Total damages                                                                R3 653 560.00

 

Open tender and costs

[69] It is common cause that by notice dated 17 May 2018 the defendants formally admitted liability herein. At the same time they made an unconditional offer to pay each plaintiff the sum of R3 833 429.00 (three million eight hundred and thirty three thousand four hundred and twenty nine rand) in full and final settlement of the plaintiffs’ claims. The defendants further tendered to pay the High Court costs of both plaintiffs to date of the tender on a party and party scale. This offer was effectively rejected by the plaintiffs by the commencement of the trial on 28 May 2018. It is apparent that the damages awarded fall by me short of the amount tendered by the defendants on 17 May 2018. The resultant consequence for the plaintiffs is that they are now liable for the defendants’ costs of the trial which ran from 22-30 May 2018 and finalised on 5 June 2018 when the matter was fully argued. Regrettably for the plaintiffs this is the risk they ran when they decided to reject the defendants’ offer.

 

Order

[70] In the result, I make the following orders:

70.1   The defendants are ordered to pay to each plaintiff the sum of R3 653 560.00.

70.2   The defendants are ordered to pay interest on the above amount at the prescribed rate from a date fourteen (14) days after date of judgment to date of payment.

70.3   The first and second plaintiffs are ordered, jointly and severally, to pay the defendants’ trial costs for 27, 28 and 29 May 2018 and 5 June 2018, such costs to include the costs of two counsel.

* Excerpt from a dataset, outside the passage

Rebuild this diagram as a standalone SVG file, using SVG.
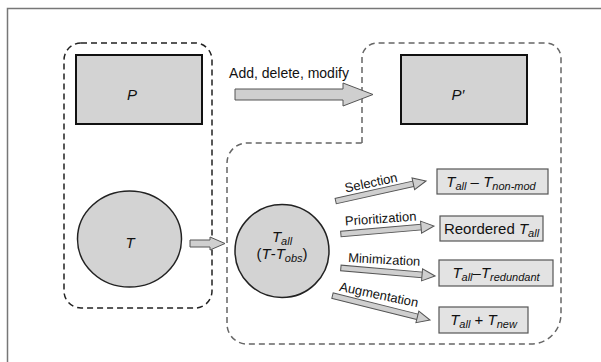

70.4   The defendants are ordered, jointly and severally, to pay the first and second plaintiffs costs of the action from date of issue of summons up to and including 25 May 2018, such costs are to be paid on a party and party scale and are to include the costs of senior counsel as well as the plaintiffs’ actuary (report only) but will exclude all costs associated with the experts, Mr Clive Willows and Professor Joey Buitendach.

 

 

________________

SEEGOBIN J

 

 

APPEARANCES

Date of Hearing              : 27, 28 and 29 May 2018 and 05 June 2018

Date of Judgment           : 15 August 2018 

Counsel for Plaintiff      : Adv. Y Moodley SC

Instructed by                  : Silvia Da Silva & Associates

Counsel for Defendant  : Adv. Hemraj SC (assisted by Adv. Bedderson)

Instructed by                  : State Attorney Kwa-Zulu Natal

 

[1] 2009 (2) SA 282 (SCA) para 26.

[2] 1954 (3) SA 120 (N) at 130F.

[3] At para 14.

[4] Langa CJ in Zealand v Minister for Justice and Constitutional Development and another [2008] ZACC 3; 2008 (2) SACR 1 (CC) para 24.

[5] [2018] ZAECMHC 2 para 18. See also Alves v Lom Business Solutions (Pty) Ltd and another 2012 (1) SA 399 (GSJ) in which Willis J (as he then was) said the following ‘[36] ……The question arises as to whether there should be a ‘per diem rate’ in cases such as this would be inappropriate. It would be too formulaic to do justice in different cases. As I pointed out in Mvu v Minister of Safety and Security, views as to what may be an appropriate award in a particular set of circumstances may differ quite markedly from person to person’ (footnotes omitted).

[6] 1957 (3) SA 284 (N) at 287E-F.

[7] [2009] JOL 23423 (SE) para 13.

[8] 2017(2) SACR 332 (SCA) paras 20, 21 and 22. See also: Syed v Metaf Limited t/a Metro Cash and Carry [2016] ZAECGHC 38 .

[9] [2014] ZAK Z PHC Case No. 10386/2009 (unreported) Kwa-Zulu Natal Division, Pietermaritzburg, date
14 March 2014.

[10] [2011] ZAKZDHC 25; [2011] JOL 27312 (KZD) (unreported) Case No. 8245/07 dated 31 May 2011

[11] [2011] ZAKZDHC 53 (unreported) Case No. 16735/08, Kwa-Zulu Natal Division, Durban, dated 28 November 2001.

[12] [2015] ZAKZDHC 48 (unreported0 Case No. 458/2010, KwaZulu Natal Division, Durban, dated 4 June 2015

[13] [2018] ZAECMHC 2 (unreported) Case No. 2902/2013, Eastern Cape High Court, Mthatha, dated 23 January 2018

[14] [2016] ZAECGHC 38 (unreported) Case No. 4095/2009, Eastern Cape High Court, Grahamstown, dated 31 May 2016

[15] [2015] ZAECMHC 70 – (unreported) Case No. 1257/2011, Eastern Cape High Court, Mthatha, dated 6 October 2015

[16] See the High Court judgment at para 15 at page 22.